Other than lack of awareness, political resistance, and an absence of the required information commissions and Public Information Officers (PIO), there are other reasons that hinder the path of citizens aiming to extract information. “One of the main problems is inadequate set-ups for RTI applications and processing,” says Summaiya Zaidi, a lawyer.
Activists from civil society have been pushing for practical implementation of these laws but their efforts meet a dead end due to bad governance and resistance from political quarters. However, Gardezi still encourages citizens to continue asking for information as this is their right. “The operationality of these laws is still undergoing teething pains. But the more people exercise their right, the more those in public offices will have to share the information under pressure.

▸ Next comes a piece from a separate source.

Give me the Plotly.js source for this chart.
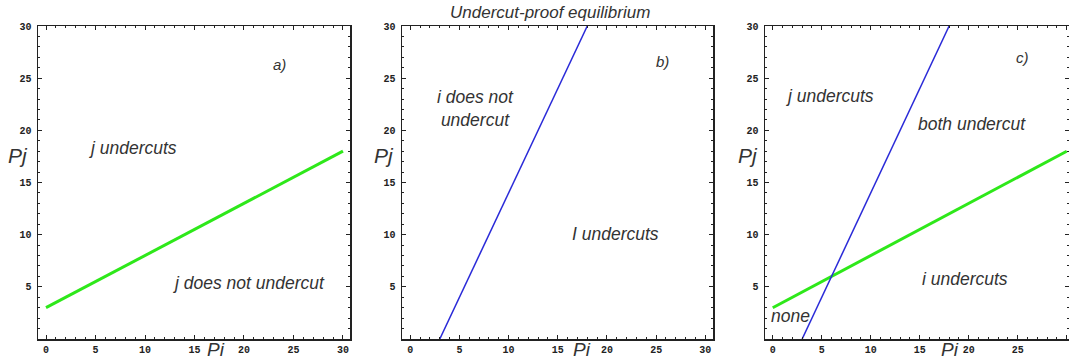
<!DOCTYPE html>
<html>
<head>
<meta charset="utf-8">
<script src="https://cdn.plot.ly/plotly-3.0.1.min.js"></script>
<style>
  body { margin: 0; background: #fff; }
  #grafica { width: 1069px; height: 362px; }
</style>
</head>
<body>
<div id="grafica"></div>
<script>
// j's undercut boundary (green): Pj = 3 + Pi/2
const piVerde = [0, 30];
const pjVerde = [3, 18];
// i's undercut boundary (blue): Pj = 2(Pi - 3)
const piAzul = [3, 18];
const pjAzul = [0, 30];

const ticksX = [0, 5, 10, 15, 20, 25, 30];
const ticksY = [5, 10, 15, 20, 25, 30];

const tituloGeneral = 'Undercut-proof equilibrium';
const etiquetasA = [
    { x: 23.6, y: 26.3, t: 'a)' },
    { x: 8.8, y: 18.3, t: 'j undercuts' },
    { x: 20.5, y: 5.4, t: 'j does not undercut' }
];
const etiquetasB = [
    { x: 25.6, y: 26.6, t: 'b)' },
    { x: 6.6, y: 22.1, t: 'i does not<br>undercut' },
    { x: 20.9, y: 10.1, t: 'I undercuts' }
];
const etiquetasC = [
    { x: 25.5, y: 27.0, t: 'c)' },
    { x: 5.8, y: 23.3, t: 'j undercuts' },
    { x: 20.3, y: 20.6, t: 'both undercut' },
    { x: 19.6, y: 5.75, t: 'i undercuts' },
    { x: 1.8, y: 2.2, t: 'none' }
];

const verde = '#2ee81a';
const azul = '#2a2ad8';
const fuenteTexto = 'Liberation Sans, Arial, sans-serif';

function ejeX(dominio, rango) {
    return {
        domain: dominio,
        range: rango,
        tickvals: ticksX,
        ticks: 'inside',
        ticklen: 4,
        tickcolor: '#222',
        minor: { dtick: 1, ticks: 'inside', ticklen: 2, tickcolor: '#222' },
        showline: true,
        linecolor: '#222',
        linewidth: 1.5,
        mirror: 'ticks',
        showgrid: false,
        zeroline: false,
        tickfont: { family: 'Liberation Mono, monospace', size: 10, color: '#222', weight: 'bold' },
        fixedrange: true
    };
}

function ejeY(dominio) {
    return {
        domain: dominio,
        range: [0, 30],
        tickvals: ticksY,
        ticks: 'inside',
        ticklen: 4,
        tickcolor: '#222',
        minor: { dtick: 1, ticks: 'inside', ticklen: 2, tickcolor: '#222' },
        showline: true,
        linecolor: '#222',
        linewidth: 1.5,
        mirror: 'ticks',
        showgrid: false,
        zeroline: false,
        ticklabelstandoff: 3,
        tickfont: { family: 'Liberation Mono, monospace', size: 10, color: '#222', weight: 'bold' },
        fixedrange: true
    };
}

const dominioY = [1 - 339 / 362, 1 - 26 / 362];

const trazas = [
    { x: piVerde, y: pjVerde, xaxis: 'x', yaxis: 'y', mode: 'lines', line: { color: verde, width: 3 } },
    { x: piAzul, y: pjAzul, xaxis: 'x2', yaxis: 'y2', mode: 'lines', line: { color: azul, width: 1.5 } },
    { x: piVerde, y: pjVerde, xaxis: 'x3', yaxis: 'y3', mode: 'lines', line: { color: verde, width: 3 } },
    { x: piAzul, y: pjAzul, xaxis: 'x3', yaxis: 'y3', mode: 'lines', line: { color: azul, width: 1.5 } }
];

const anotaciones = [];
function agregarEtiquetas(lista, ref) {
    lista.forEach(e => {
        anotaciones.push({
            x: e.x, y: e.y, xref: 'x' + ref, yref: 'y' + ref,
            xanchor: 'center', yanchor: 'middle',
            text: e.t, showarrow: false,
            font: { family: fuenteTexto, size: e.t.length <= 2 ? 15 : 17.5, color: '#333', style: 'italic' }
        });
    });
}
agregarEtiquetas(etiquetasA, '');
agregarEtiquetas(etiquetasB, '2');
agregarEtiquetas(etiquetasC, '3');

// Etiquetas de ejes en coordenadas de pixel
const etiquetasEjes = [
    { x: 18, y: 155, t: 'Pj', s: 21 }, { x: 216, y: 349, t: 'Pi', s: 19 },
    { x: 384, y: 155, t: 'Pj', s: 21 }, { x: 582, y: 349, t: 'Pi', s: 19 },
    { x: 748, y: 155, t: 'Pj', s: 21 }, { x: 950, y: 349, t: 'Pi', s: 19 }
];
etiquetasEjes.forEach(e => {
    anotaciones.push({
        x: e.x / 1069, y: 1 - e.y / 362, xref: 'paper', yref: 'paper',
        xanchor: 'center', yanchor: 'middle',
        text: e.t, showarrow: false,
        font: { family: fuenteTexto, size: e.s, color: '#333', style: 'italic' }
    });
});
anotaciones.push({
    x: 550 / 1069, y: 1 - 13 / 362, xref: 'paper', yref: 'paper',
    xanchor: 'center', yanchor: 'middle',
    text: tituloGeneral, showarrow: false,
    font: { family: fuenteTexto, size: 17, color: '#333', style: 'italic' }
});

const layout = {
    width: 1069,
    height: 362,
    margin: { l: 0, r: 0, t: 0, b: 0 },
    paper_bgcolor: '#fff',
    plot_bgcolor: '#fff',
    showlegend: false,
    xaxis: ejeX([38 / 1069, 350 / 1069], [-0.81, 30.71]),
    yaxis: ejeY(dominioY),
    xaxis2: Object.assign(ejeX([402 / 1069, 713 / 1069], [-0.84, 30.78]), { anchor: 'y2' }),
    yaxis2: Object.assign(ejeY(dominioY), { anchor: 'x2' }),
    xaxis3: Object.assign(ejeX([765 / 1069, 1], [-0.79, 30.23]), { anchor: 'y3' }),
    yaxis3: Object.assign(ejeY(dominioY), { anchor: 'x3' }),
    annotations: anotaciones
};

Plotly.newPlot('grafica', trazas, layout, { displayModeBar: false, staticPlot: true });
</script>
</body>
</html>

It is demand and supply.”
In 2014, Bolo Bhi, a not-for-profit geared towards advocacy, policy and research in the area of government transparency among others, filed three Freedom of Information requests under the FOI 2002 Ordinance with the Ministry of Information Technology, Pakistan Telecommunications (MOITT). The requests were filed under the Freedom of Information Ordinance (FOI) 2002. “It took months before some information was obtained. At first, we didn’t hear back, so we followed it up with letters to the federal ombudsperson,” says Farieha Aziz, Co-Founder, Bolo Bhi.
She and her team were given some information but not all. “The exclusion clause of the information act was used to deny us access to some of the information. We made the argument based on our legal interpretation of the FOI Act’s exclusion clause,” says Aziz.
While ultimately the Bolo Bhi team had some success in gaining partial information, the average Pakistani is neither aware nor motivated enough to pursue the legal course to get information. “What’s important with RTI requests is that you must be very specific with the question you ask and the information you seek, and clear on who to ask — who has the authority and mandate to provide the information,” advises Aziz.
“You must also be determined and ready to follow up the requests and understand that it can take months before you get something substantive. You might get some information but not all. Don’t let that deter you. Use what you manage to get and then push on to get more. This is a process. You’ve got to be in it for the long haul,” she adds.